— Written request —
With the pictures left out, copy the listing below exactly.
▬▬▬▬▬▬▬▬▬▬
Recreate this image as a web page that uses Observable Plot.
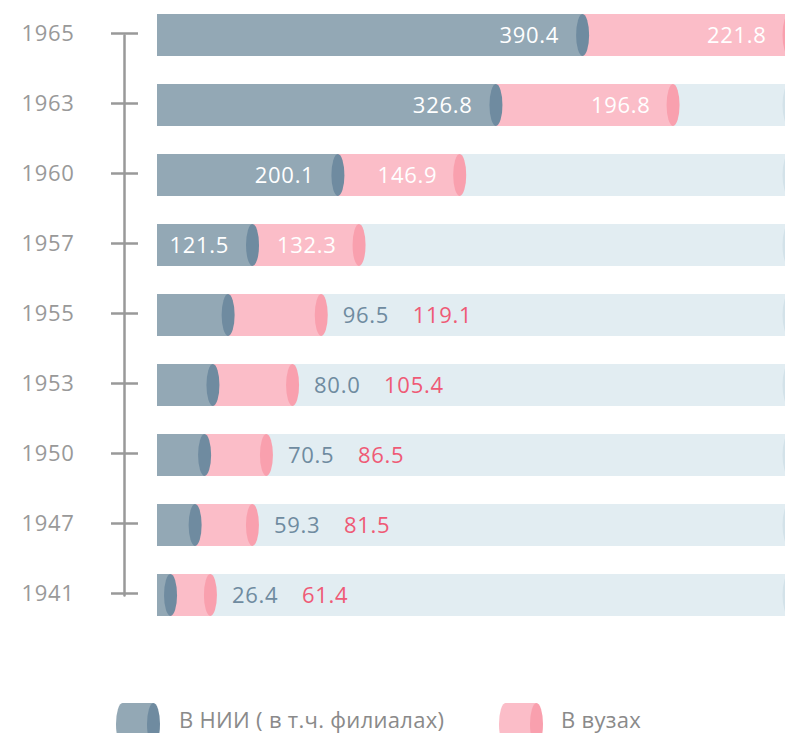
<!DOCTYPE html>
<html>
<head>
<meta charset="utf-8">
<script src="https://cdn.jsdelivr.net/npm/d3@7"></script>
<script src="https://cdn.jsdelivr.net/npm/@observablehq/plot@0.6"></script>
<style>
  body { margin: 0; background: #fff; font-family: "Open Sans", sans-serif; }
  #chart svg { display: block; }
  #chart text { letter-spacing: 0.7px; }
  #legend { position: relative; width: 785px; height: 43px; overflow: hidden; }
  #legend .icon { position: absolute; top: 13px; }
  #legend .lbl { position: absolute; top: 14px; line-height: 30px; font-size: 22px; color: #8a8a8a; white-space: nowrap; letter-spacing: 0.3px; }
</style>
</head>
<body>
<div id="chart"></div>
<div id="legend"></div>
<script>
// ---- data ----
const years = ["1965", "1963", "1960", "1957", "1955", "1953", "1950", "1947", "1941"];
const nii   = [390.4, 326.8, 200.1, 121.5, 96.5, 80.0, 70.5, 59.3, 26.4];   // В НИИ (в т.ч. филиалах)
const vuz   = [221.8, 196.8, 146.9, 132.3, 119.1, 105.4, 86.5, 81.5, 61.4]; // В вузах
const seriesNames = ["В НИИ ( в т.ч. филиалах)", "В вузах"];

// ---- styles ----
const C = {
  nii: "#93a8b5", niiCap: "#6f8ba0", niiText: "#6f8ba0",
  vuz: "#fbbdc8", vuzCap: "#f9a0ae", vuzText: "#ef5a76",
  bg: "#e2edf2", bgCap: "#d3e2e9", grey: "#999999"
};

// the original drawing sizes each segment by a power of its value (visual magnitude)
const EXP = 1.28;
const mag = v => Math.pow(v, EXP);

const rows = years.map((y, i) => {
  const a = mag(nii[i]), b = mag(vuz[i]);
  return {year: y, nii: nii[i], vuz: vuz[i], a, ab: a + b, inside: nii[i] > 100};
});
const maxEnd = d3.max(rows, d => d.ab);
const fmt = d3.format(".1f");
const inside = rows.filter(d => d.inside);
const outside = rows.filter(d => !d.inside);
const cap = {insetLeft: -6.5, insetRight: -6.5, rx: 6.5, ry: 21};
const font = {fontFamily: "Open Sans", fontSize: 22};

const chart = Plot.plot({
  width: 785,
  height: 690,
  marginLeft: 157,
  marginRight: 0,
  marginTop: 0,
  marginBottom: 0,
  x: {type: "linear", domain: [0, maxEnd], range: [157, 789], axis: null},
  y: {type: "band", domain: years, range: [13, 617.6], paddingInner: 0.4, paddingOuter: 0},
  marks: [
    // timeline
    Plot.line(years, {x: () => 0, y: d => d, dx: -33, stroke: C.grey, strokeWidth: 2.5}),
    Plot.axisY({anchor: "left", dx: -19, dy: -2, tickSize: 27, tickPadding: 37, stroke: C.grey, fill: C.grey,
      strokeWidth: 2.5, fontFamily: "Open Sans", fontSize: 22, label: null}),
    // background bars
    Plot.barX(rows, {y: "year", x1: () => 0, x2: () => maxEnd, fill: C.bg}),
    Plot.barX(rows, {y: "year", x1: () => maxEnd, x2: () => maxEnd, fill: C.bgCap, ...cap}),
    // stacked segments
    Plot.barX(rows, {y: "year", x1: () => 0, x2: "a", fill: C.nii}),
    Plot.barX(rows, {y: "year", x1: "a", x2: "ab", fill: C.vuz}),
    Plot.barX(rows, {y: "year", x1: "a", x2: "a", fill: C.niiCap, ...cap}),
    Plot.barX(rows, {y: "year", x1: "ab", x2: "ab", fill: C.vuzCap, ...cap}),
    // labels inside
    Plot.text(inside, {x: "a", y: "year", text: d => fmt(d.nii), textAnchor: "end", dx: -24, fill: "white", ...font}),
    Plot.text(inside, {x: "ab", y: "year", text: d => fmt(d.vuz), textAnchor: "end", dx: -23, fill: "white", ...font}),
    // labels outside
    Plot.text(outside, {x: "ab", y: "year", text: d => fmt(d.nii), textAnchor: "start", dx: 21, fill: C.niiText, ...font}),
    Plot.text(outside, {x: "ab", y: "year", text: d => fmt(d.vuz), textAnchor: "start", dx: 91, fill: C.vuzText, ...font})
  ]
});
document.getElementById("chart").appendChild(chart);

// ---- legend ----
const legend = document.getElementById("legend");
const items = [
  {name: seriesNames[0], fill: C.nii, capFill: C.niiCap, iconX: 116, textX: 179},
  {name: seriesNames[1], fill: C.vuz, capFill: C.vuzCap, iconX: 499, textX: 561}
];
for (const it of items) {
  const ns = "http://www.w3.org/2000/svg";
  const svg = document.createElementNS(ns, "svg");
  svg.setAttribute("width", 46); svg.setAttribute("height", 42);
  svg.setAttribute("class", "icon");
  svg.style.left = it.iconX + "px";
  const l = document.createElementNS(ns, "ellipse");
  l.setAttribute("cx", 6.5); l.setAttribute("cy", 21); l.setAttribute("rx", 6.5); l.setAttribute("ry", 21); l.setAttribute("fill", it.fill);
  const r = document.createElementNS(ns, "rect");
  r.setAttribute("x", 6.5); r.setAttribute("y", 0); r.setAttribute("width", 31); r.setAttribute("height", 42); r.setAttribute("fill", it.fill);
  const e = document.createElementNS(ns, "ellipse");
  e.setAttribute("cx", 37.5); e.setAttribute("cy", 21); e.setAttribute("rx", 6.5); e.setAttribute("ry", 21); e.setAttribute("fill", it.capFill);
  svg.append(l, r, e);
  legend.appendChild(svg);
  const span = document.createElement("span");
  span.className = "lbl";
  span.style.left = it.textX + "px";
  span.textContent = it.name;
  legend.appendChild(span);
}
</script>
</body>
</html>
▬▬▬▬▬▬▬▬▬▬
— Response to this exercise —
Recreate this image as a web page that uses Observable Plot.
<!DOCTYPE html>
<html>
<head>
<meta charset="utf-8">
<script src="https://cdn.jsdelivr.net/npm/d3@7"></script>
<script src="https://cdn.jsdelivr.net/npm/@observablehq/plot@0.6"></script>
<style>
  body { margin: 0; background: #fff; font-family: "Open Sans", sans-serif; }
  #chart svg { display: block; }
  #chart text { letter-spacing: 0.7px; }
  #legend { position: relative; width: 785px; height: 43px; overflow: hidden; }
  #legend .icon { position: absolute; top: 13px; }
  #legend .lbl { position: absolute; top: 14px; line-height: 30px; font-size: 22px; color: #8a8a8a; white-space: nowrap; letter-spacing: 0.3px; }
</style>
</head>
<body>
<div id="chart"></div>
<div id="legend"></div>
<script>
// ---- data ----
const years = ["1965", "1963", "1960", "1957", "1955", "1953", "1950", "1947", "1941"];
const nii   = [390.4, 326.8, 200.1, 121.5, 96.5, 80.0, 70.5, 59.3, 26.4];   // В НИИ (в т.ч. филиалах)
const vuz   = [221.8, 196.8, 146.9, 132.3, 119.1, 105.4, 86.5, 81.5, 61.4]; // В вузах
const seriesNames = ["В НИИ ( в т.ч. филиалах)", "В вузах"];

// ---- styles ----
const C = {
  nii: "#93a8b5", niiCap: "#6f8ba0", niiText: "#6f8ba0",
  vuz: "#fbbdc8", vuzCap: "#f9a0ae", vuzText: "#ef5a76",
  bg: "#e2edf2", bgCap: "#d3e2e9", grey: "#999999"
};

// the original drawing sizes each segment by a power of its value (visual magnitude)
const EXP = 1.28;
const mag = v => Math.pow(v, EXP);

const rows = years.map((y, i) => {
  const a = mag(nii[i]), b = mag(vuz[i]);
  return {year: y, nii: nii[i], vuz: vuz[i], a, ab: a + b, inside: nii[i] > 100};
});
const maxEnd = d3.max(rows, d => d.ab);
const fmt = d3.format(".1f");
const inside = rows.filter(d => d.inside);
const outside = rows.filter(d => !d.inside);
const cap = {insetLeft: -6.5, insetRight: -6.5, rx: 6.5, ry: 21};
const font = {fontFamily: "Open Sans", fontSize: 22};

const chart = Plot.plot({
  width: 785,
  height: 690,
  marginLeft: 157,
  marginRight: 0,
  marginTop: 0,
  marginBottom: 0,
  x: {type: "linear", domain: [0, maxEnd], range: [157, 789], axis: null},
  y: {type: "band", domain: years, range: [13, 617.6], paddingInner: 0.4, paddingOuter: 0},
  marks: [
    // timeline
    Plot.line(years, {x: () => 0, y: d => d, dx: -33, stroke: C.grey, strokeWidth: 2.5}),
    Plot.axisY({anchor: "left", dx: -19, dy: -2, tickSize: 27, tickPadding: 37, stroke: C.grey, fill: C.grey,
      strokeWidth: 2.5, fontFamily: "Open Sans", fontSize: 22, label: null}),
    // background bars
    Plot.barX(rows, {y: "year", x1: () => 0, x2: () => maxEnd, fill: C.bg}),
    Plot.barX(rows, {y: "year", x1: () => maxEnd, x2: () => maxEnd, fill: C.bgCap, ...cap}),
    // stacked segments
    Plot.barX(rows, {y: "year", x1: () => 0, x2: "a", fill: C.nii}),
    Plot.barX(rows, {y: "year", x1: "a", x2: "ab", fill: C.vuz}),
    Plot.barX(rows, {y: "year", x1: "a", x2: "a", fill: C.niiCap, ...cap}),
    Plot.barX(rows, {y: "year", x1: "ab", x2: "ab", fill: C.vuzCap, ...cap}),
    // labels inside
    Plot.text(inside, {x: "a", y: "year", text: d => fmt(d.nii), textAnchor: "end", dx: -24, fill: "white", ...font}),
    Plot.text(inside, {x: "ab", y: "year", text: d => fmt(d.vuz), textAnchor: "end", dx: -23, fill: "white", ...font}),
    // labels outside
    Plot.text(outside, {x: "ab", y: "year", text: d => fmt(d.nii), textAnchor: "start", dx: 21, fill: C.niiText, ...font}),
    Plot.text(outside, {x: "ab", y: "year", text: d => fmt(d.vuz), textAnchor: "start", dx: 91, fill: C.vuzText, ...font})
  ]
});
document.getElementById("chart").appendChild(chart);

// ---- legend ----
const legend = document.getElementById("legend");
const items = [
  {name: seriesNames[0], fill: C.nii, capFill: C.niiCap, iconX: 116, textX: 179},
  {name: seriesNames[1], fill: C.vuz, capFill: C.vuzCap, iconX: 499, textX: 561}
];
for (const it of items) {
  const ns = "http://www.w3.org/2000/svg";
  const svg = document.createElementNS(ns, "svg");
  svg.setAttribute("width", 46); svg.setAttribute("height", 42);
  svg.setAttribute("class", "icon");
  svg.style.left = it.iconX + "px";
  const l = document.createElementNS(ns, "ellipse");
  l.setAttribute("cx", 6.5); l.setAttribute("cy", 21); l.setAttribute("rx", 6.5); l.setAttribute("ry", 21); l.setAttribute("fill", it.fill);
  const r = document.createElementNS(ns, "rect");
  r.setAttribute("x", 6.5); r.setAttribute("y", 0); r.setAttribute("width", 31); r.setAttribute("height", 42); r.setAttribute("fill", it.fill);
  const e = document.createElementNS(ns, "ellipse");
  e.setAttribute("cx", 37.5); e.setAttribute("cy", 21); e.setAttribute("rx", 6.5); e.setAttribute("ry", 21); e.setAttribute("fill", it.capFill);
  svg.append(l, r, e);
  legend.appendChild(svg);
  const span = document.createElement("span");
  span.className = "lbl";
  span.style.left = it.textX + "px";
  span.textContent = it.name;
  legend.appendChild(span);
}
</script>
</body>
</html>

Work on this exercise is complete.